Supplied records =>
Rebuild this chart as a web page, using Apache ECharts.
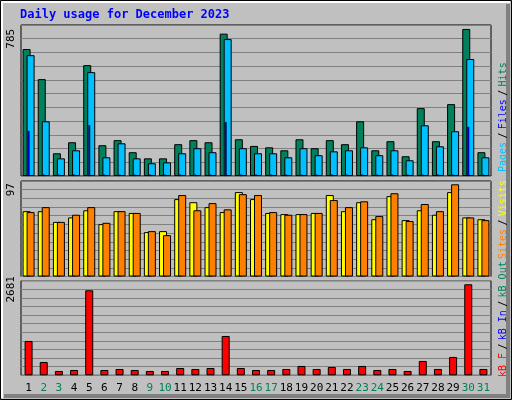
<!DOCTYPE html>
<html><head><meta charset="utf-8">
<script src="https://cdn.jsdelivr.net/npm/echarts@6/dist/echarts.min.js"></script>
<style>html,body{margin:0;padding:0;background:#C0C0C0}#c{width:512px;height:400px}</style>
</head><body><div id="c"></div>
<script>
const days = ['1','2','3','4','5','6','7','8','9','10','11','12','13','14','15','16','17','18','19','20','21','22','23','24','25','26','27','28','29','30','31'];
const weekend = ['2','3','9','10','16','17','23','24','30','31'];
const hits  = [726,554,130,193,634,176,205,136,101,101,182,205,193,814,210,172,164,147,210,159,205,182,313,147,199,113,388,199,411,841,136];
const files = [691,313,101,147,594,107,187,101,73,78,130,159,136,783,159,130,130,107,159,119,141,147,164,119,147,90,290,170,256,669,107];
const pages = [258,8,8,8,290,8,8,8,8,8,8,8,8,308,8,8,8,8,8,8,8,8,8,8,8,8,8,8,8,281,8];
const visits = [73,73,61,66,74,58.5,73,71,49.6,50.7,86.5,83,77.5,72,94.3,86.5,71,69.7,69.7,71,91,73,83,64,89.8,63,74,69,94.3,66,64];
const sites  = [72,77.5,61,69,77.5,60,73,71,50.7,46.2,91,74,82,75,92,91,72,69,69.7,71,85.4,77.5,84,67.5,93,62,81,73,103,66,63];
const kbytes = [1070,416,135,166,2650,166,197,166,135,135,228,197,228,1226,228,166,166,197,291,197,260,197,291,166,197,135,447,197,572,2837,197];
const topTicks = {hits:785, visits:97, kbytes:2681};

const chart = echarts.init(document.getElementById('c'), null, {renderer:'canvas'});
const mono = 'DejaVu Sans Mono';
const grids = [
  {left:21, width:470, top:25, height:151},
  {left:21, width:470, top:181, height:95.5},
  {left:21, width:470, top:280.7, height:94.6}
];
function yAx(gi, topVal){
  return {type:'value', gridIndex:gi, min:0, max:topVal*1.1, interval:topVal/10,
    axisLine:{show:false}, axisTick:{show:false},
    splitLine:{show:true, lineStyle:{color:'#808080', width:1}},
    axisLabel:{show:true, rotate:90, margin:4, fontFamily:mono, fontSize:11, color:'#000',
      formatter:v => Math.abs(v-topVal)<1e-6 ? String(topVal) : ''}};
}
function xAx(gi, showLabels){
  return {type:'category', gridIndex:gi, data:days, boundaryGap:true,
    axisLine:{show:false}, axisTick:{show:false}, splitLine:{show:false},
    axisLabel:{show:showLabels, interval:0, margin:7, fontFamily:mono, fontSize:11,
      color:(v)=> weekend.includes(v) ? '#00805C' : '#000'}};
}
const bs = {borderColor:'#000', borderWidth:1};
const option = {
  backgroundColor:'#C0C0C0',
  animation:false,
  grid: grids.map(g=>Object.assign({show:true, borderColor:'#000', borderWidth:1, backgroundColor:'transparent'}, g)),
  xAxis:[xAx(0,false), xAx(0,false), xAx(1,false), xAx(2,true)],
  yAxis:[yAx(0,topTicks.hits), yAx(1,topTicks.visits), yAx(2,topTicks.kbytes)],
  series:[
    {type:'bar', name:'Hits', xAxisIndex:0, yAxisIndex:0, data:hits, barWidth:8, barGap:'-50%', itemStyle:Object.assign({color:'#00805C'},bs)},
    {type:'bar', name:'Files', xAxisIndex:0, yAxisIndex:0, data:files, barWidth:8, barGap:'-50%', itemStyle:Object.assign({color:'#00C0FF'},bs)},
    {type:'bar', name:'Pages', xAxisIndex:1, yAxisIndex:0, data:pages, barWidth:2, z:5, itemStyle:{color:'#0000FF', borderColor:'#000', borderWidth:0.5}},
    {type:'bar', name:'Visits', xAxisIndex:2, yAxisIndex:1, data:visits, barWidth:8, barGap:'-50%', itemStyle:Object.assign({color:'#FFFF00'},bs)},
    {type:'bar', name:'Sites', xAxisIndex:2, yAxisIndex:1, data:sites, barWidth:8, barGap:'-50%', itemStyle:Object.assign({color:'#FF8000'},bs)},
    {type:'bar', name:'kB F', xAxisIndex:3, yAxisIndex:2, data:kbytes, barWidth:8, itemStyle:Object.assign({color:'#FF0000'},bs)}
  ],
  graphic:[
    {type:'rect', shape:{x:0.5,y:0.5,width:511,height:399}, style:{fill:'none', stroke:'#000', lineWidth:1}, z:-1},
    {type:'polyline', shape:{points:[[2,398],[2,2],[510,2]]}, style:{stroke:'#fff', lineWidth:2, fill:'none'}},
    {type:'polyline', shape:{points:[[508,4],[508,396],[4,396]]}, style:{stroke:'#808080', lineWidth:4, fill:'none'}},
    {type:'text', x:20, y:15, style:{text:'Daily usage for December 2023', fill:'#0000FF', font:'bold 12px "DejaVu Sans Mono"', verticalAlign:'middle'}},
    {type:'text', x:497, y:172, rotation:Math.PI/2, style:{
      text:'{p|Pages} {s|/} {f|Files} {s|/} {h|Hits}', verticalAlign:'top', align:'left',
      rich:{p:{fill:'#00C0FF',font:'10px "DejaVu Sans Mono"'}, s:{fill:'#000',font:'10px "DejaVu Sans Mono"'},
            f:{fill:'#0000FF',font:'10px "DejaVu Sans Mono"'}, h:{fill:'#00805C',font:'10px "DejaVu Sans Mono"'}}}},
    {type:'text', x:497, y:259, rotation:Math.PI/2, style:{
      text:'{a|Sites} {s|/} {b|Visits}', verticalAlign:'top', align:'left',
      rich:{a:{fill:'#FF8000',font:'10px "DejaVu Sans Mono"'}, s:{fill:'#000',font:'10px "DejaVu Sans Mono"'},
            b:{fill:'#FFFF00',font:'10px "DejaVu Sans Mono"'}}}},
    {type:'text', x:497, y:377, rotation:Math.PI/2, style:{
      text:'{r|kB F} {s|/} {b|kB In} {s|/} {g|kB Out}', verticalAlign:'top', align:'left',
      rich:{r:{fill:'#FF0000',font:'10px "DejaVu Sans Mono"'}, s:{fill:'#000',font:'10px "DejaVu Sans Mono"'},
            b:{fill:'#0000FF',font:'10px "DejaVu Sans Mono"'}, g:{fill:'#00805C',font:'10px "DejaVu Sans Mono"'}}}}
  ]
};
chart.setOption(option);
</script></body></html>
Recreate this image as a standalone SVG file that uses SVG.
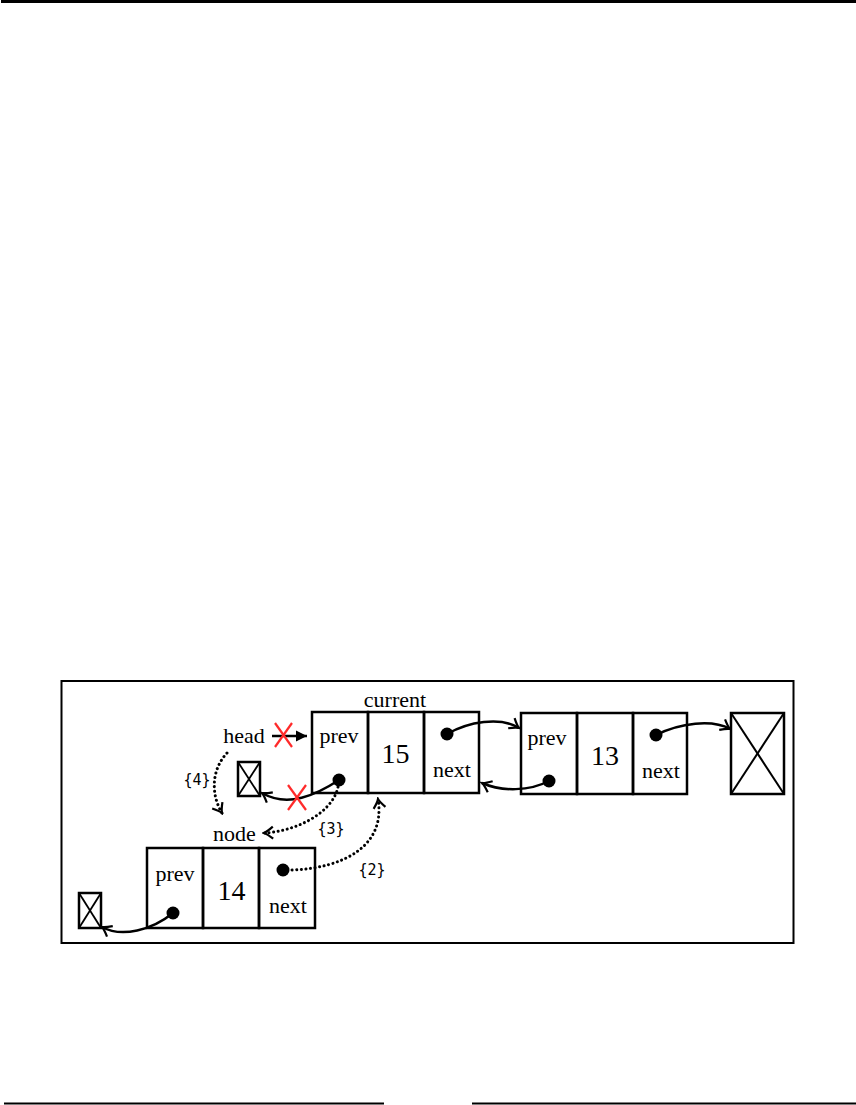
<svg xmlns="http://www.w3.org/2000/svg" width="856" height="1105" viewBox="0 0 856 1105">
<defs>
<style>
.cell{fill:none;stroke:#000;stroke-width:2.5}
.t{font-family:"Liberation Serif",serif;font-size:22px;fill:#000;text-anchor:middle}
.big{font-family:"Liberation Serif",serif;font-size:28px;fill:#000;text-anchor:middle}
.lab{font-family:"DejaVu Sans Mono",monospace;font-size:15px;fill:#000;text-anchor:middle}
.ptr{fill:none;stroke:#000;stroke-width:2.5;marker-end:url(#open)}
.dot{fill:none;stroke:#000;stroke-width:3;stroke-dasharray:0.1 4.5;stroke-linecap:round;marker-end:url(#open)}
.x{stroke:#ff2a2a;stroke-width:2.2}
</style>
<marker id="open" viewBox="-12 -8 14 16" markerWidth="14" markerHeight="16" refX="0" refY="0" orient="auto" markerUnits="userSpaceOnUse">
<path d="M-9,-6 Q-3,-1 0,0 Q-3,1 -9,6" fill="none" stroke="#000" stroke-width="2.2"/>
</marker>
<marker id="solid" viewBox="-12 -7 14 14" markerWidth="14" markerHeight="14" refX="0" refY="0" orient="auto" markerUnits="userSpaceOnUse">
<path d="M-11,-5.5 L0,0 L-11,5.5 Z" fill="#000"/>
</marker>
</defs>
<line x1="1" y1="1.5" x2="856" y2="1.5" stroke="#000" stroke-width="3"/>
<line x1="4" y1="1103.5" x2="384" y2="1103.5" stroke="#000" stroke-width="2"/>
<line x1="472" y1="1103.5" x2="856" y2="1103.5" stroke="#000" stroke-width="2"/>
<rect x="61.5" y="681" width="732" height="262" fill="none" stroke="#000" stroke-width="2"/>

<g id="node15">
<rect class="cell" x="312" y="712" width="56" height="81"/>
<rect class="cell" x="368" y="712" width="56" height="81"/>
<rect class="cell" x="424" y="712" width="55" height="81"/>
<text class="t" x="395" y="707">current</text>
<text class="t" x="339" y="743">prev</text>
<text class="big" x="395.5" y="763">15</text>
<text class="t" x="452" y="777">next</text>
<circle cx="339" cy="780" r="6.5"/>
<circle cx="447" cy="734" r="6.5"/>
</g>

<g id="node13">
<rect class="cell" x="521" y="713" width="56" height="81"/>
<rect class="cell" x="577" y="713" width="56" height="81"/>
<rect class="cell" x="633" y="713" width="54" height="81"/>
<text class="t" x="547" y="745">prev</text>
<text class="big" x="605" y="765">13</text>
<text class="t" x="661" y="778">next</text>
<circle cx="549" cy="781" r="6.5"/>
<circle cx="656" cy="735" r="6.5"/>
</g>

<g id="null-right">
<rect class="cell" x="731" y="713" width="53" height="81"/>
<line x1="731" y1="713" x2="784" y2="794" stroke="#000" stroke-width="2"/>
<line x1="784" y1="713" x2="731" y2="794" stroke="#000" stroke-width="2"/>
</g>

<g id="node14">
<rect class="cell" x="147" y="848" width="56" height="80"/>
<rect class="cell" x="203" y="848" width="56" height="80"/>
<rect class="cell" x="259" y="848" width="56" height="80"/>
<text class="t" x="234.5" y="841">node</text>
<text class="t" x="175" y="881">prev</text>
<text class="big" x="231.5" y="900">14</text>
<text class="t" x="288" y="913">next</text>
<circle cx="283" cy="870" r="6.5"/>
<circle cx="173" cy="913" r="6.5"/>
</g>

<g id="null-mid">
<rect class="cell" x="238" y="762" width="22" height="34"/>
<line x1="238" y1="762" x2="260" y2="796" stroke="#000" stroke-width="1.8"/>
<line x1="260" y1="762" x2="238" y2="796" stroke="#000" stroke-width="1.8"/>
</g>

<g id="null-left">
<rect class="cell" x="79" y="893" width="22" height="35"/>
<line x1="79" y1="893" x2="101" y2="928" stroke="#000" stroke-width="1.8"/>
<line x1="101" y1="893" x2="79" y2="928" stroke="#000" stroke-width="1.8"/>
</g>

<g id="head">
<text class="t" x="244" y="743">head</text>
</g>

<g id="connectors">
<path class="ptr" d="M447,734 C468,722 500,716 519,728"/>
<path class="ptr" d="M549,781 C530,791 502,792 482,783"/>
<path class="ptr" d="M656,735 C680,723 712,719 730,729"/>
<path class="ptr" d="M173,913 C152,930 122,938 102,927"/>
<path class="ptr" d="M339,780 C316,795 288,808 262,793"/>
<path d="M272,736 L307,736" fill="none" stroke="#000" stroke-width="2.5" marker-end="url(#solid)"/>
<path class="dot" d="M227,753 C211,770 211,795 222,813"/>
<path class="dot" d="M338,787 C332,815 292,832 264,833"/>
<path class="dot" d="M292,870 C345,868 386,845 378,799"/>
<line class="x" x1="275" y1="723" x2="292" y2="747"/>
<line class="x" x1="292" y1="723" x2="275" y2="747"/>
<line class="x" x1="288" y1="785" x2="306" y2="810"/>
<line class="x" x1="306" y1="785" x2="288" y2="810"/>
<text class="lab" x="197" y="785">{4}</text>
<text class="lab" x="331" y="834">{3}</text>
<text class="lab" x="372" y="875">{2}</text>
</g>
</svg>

Given request =>
Identify each line containing the string "this" and copy it out.

Right answer =>
Rebuild this chart as a web page, using Apache ECharts.
Recreate this image as a standalone SVG file that uses SVG.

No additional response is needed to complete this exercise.